I need Thee ev’ry hour,
Most gracious Lord;
No tender voice like Thine
Can peace afford.

Refrain
I need Thee, oh, I need Thee;
Ev’ry hour I need Thee;
Oh, bless me now, my Savior,
I come to Thee.

I need Thee ev’ry hour,
Stay Thou nearby;
Temptations lose their pow’r
When Thou art nigh. [Refrain]

I need Thee ev’ry hour,
In joy or pain;
Come quickly and abide,
Or life is vain. [Refrain]

Some people make us feel that we must be strong every hour, but I believe that the people who are strongest in God’s service are the ones who know they are needy. God can use those people.

We can actually be strong and needy at the same time. In fact, I believe that is the best way to be—strong in faith, strong in commitment, strong in conviction—while at the same time knowing that we desperately need God and we need His other children.

Jesus gave us a powerful example of this in the Garden of Gethsemane. He was strong in His faith and ready to do whatever God told Him to do at the same time that He was pouring out His heart to God and asking that He would not have to do what He was about to have to do. Jesus needed God then, and He needed His friends. Sadly, His friends fell asleep.

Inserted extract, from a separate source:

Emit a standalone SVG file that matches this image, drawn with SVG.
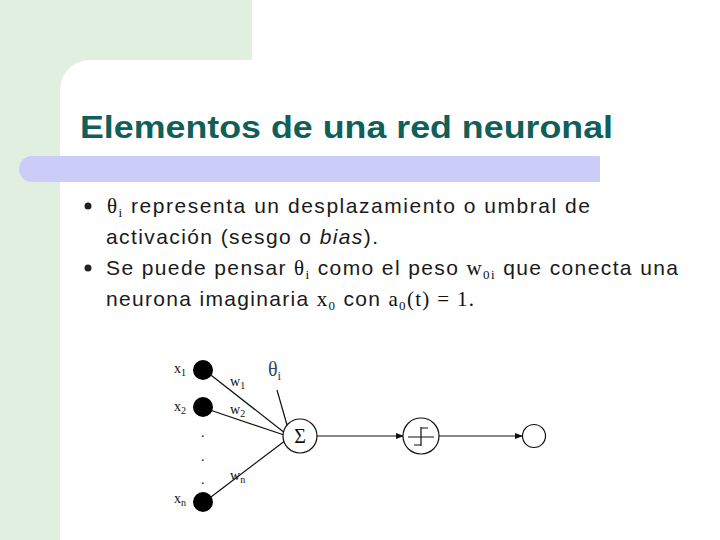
<svg xmlns="http://www.w3.org/2000/svg" width="720" height="540" viewBox="0 0 720 540">
<defs>
<style>
.t{font-family:"Liberation Sans",Arial,sans-serif;font-size:21px;fill:#1a1a1a}
.s{font-family:"Liberation Serif","Times New Roman",serif;fill:#111}
.ln{stroke:#111;stroke-width:1.2;fill:none}
</style>
<marker id="ar" markerWidth="8" markerHeight="8" refX="7" refY="4" orient="auto" markerUnits="userSpaceOnUse"><path d="M0,1 L8,4 L0,7 z" fill="#111"/></marker>
</defs>
<rect width="720" height="540" fill="#fff"/>
<rect x="0" y="0" width="252" height="540" fill="#e1efe1"/>
<path d="M90,60 H720 V540 H60 V90 A30,30 0 0 1 90,60 Z" fill="#fff"/>
<path d="M32,156 H600 V182 H32 A13,13 0 0 1 32,156 Z" fill="#ccccf8"/>
<text x="80" y="138" font-family="Liberation Sans,Arial,sans-serif" font-weight="bold" font-size="32" fill="#0f5f5a" textLength="533" lengthAdjust="spacingAndGlyphs">Elementos de una red neuronal</text>
<g id="bullets">
<circle cx="88" cy="206" r="3.5" fill="#222"/>
<circle cx="88" cy="268" r="3.5" fill="#222"/>
<text class="t" x="107" y="213" textLength="483"><tspan class="s">θ</tspan><tspan class="s" font-size="13" dy="4">i</tspan><tspan dy="-4"> representa un desplazamiento o umbral de</tspan></text>
<text class="t" x="106" y="244" textLength="272">activación (sesgo o <tspan font-style="italic">bias</tspan>).</text>
<text class="t" x="106" y="275" textLength="572"><tspan>Se puede pensar </tspan><tspan class="s">θ</tspan><tspan class="s" font-size="13" dy="4">i</tspan><tspan dy="-4"> como el peso </tspan><tspan class="s">w</tspan><tspan class="s" font-size="13" dy="4">0i</tspan><tspan dy="-4"> que conecta una</tspan></text>
<text class="t" x="106" y="306" textLength="368"><tspan>neurona imaginaria </tspan><tspan class="s">x</tspan><tspan class="s" font-size="13" dy="4">0</tspan><tspan dy="-4"> con </tspan><tspan class="s">a</tspan><tspan class="s" font-size="13" dy="4">0</tspan><tspan class="s" dy="-4">(t) = 1.</tspan></text>
</g>
<g id="connectors">
<line class="ln" x1="207" y1="372" x2="290" y2="437"/>
<line class="ln" x1="207" y1="409" x2="290" y2="437"/>
<line class="ln" x1="207" y1="500" x2="290" y2="437"/>
<line class="ln" x1="277" y1="390" x2="289" y2="432"/>
<line class="ln" x1="317" y1="436" x2="403" y2="436" marker-end="url(#ar)"/>
<line class="ln" x1="439" y1="436" x2="522" y2="436" marker-end="url(#ar)"/>
</g>
<g id="inputs">
<circle cx="203" cy="370" r="10" fill="#000"/>
<circle cx="203" cy="407" r="10" fill="#000"/>
<circle cx="203" cy="502" r="10" fill="#000"/>
<text class="s" x="174" y="373" font-size="14">x<tspan font-size="10" dy="3">1</tspan></text>
<text class="s" x="174" y="411" font-size="14">x<tspan font-size="10" dy="3">2</tspan></text>
<text class="s" x="174" y="503" font-size="14">x<tspan font-size="10" dy="3">n</tspan></text>
<text class="s" x="201" y="437" font-size="14">.</text>
<text class="s" x="201" y="461" font-size="14">.</text>
<text class="s" x="201" y="484" font-size="14">.</text>
<text class="s" x="230" y="386" font-size="14">w<tspan font-size="10" dy="3">1</tspan></text>
<text class="s" x="230" y="414" font-size="14">w<tspan font-size="10" dy="3">2</tspan></text>
<text class="s" x="230" y="480" font-size="14">w<tspan font-size="10" dy="3">n</tspan></text>
<text class="s" x="268" y="376" font-size="20" style="fill:#2a4a6a">θ<tspan font-size="13" dy="4">i</tspan></text>
</g>
<g id="sum">
<circle cx="300" cy="436" r="17" fill="#fff" stroke="#111" stroke-width="1.2"/>
<text class="s" x="300" y="443" font-size="20" text-anchor="middle">Σ</text>
</g>
<g id="threshold">
<circle cx="421" cy="436" r="18" fill="#fff" stroke="#111" stroke-width="1.2"/>
<path class="ln" d="M408,437 H434 M421,427 V446 M421,428 H428 M414,445 H421"/>
</g>
<g id="output">
<circle cx="534" cy="436" r="11.5" fill="#fff" stroke="#111" stroke-width="1.2"/>
</g>
</svg>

Our children need us to demonstrate how to be strong and needy. They also need us to show that it is okay to be both. We can praise them for the strength they demonstrate and be ready to welcome them into our hearts and arms when they are in need. It pains me to hear a parent tell a child who is genuinely upset to stop crying or that “Big boys don’t cry” or “You’re too big to cry.”

Lithograph, “The Sailor’s Farewell” by Grozelier, Leopold. Courtesy of the Smithsonian Institution, Harry T. Peters “America on Stone” Lithography Collection, 1856.

Many people are very uncomfortable when other people cry or reveal their neediness. I believe God is pleased when we can show those things. It’s possible that people who seem to be strong all the time are really too proud to show their need. Sometimes tears and expressions of need are very humble things.

Jesus wasn’t afraid to show His great need. We shouldn’t be either. We should let our children know that it is okay to be in need and to seek comfort from God and from their parents.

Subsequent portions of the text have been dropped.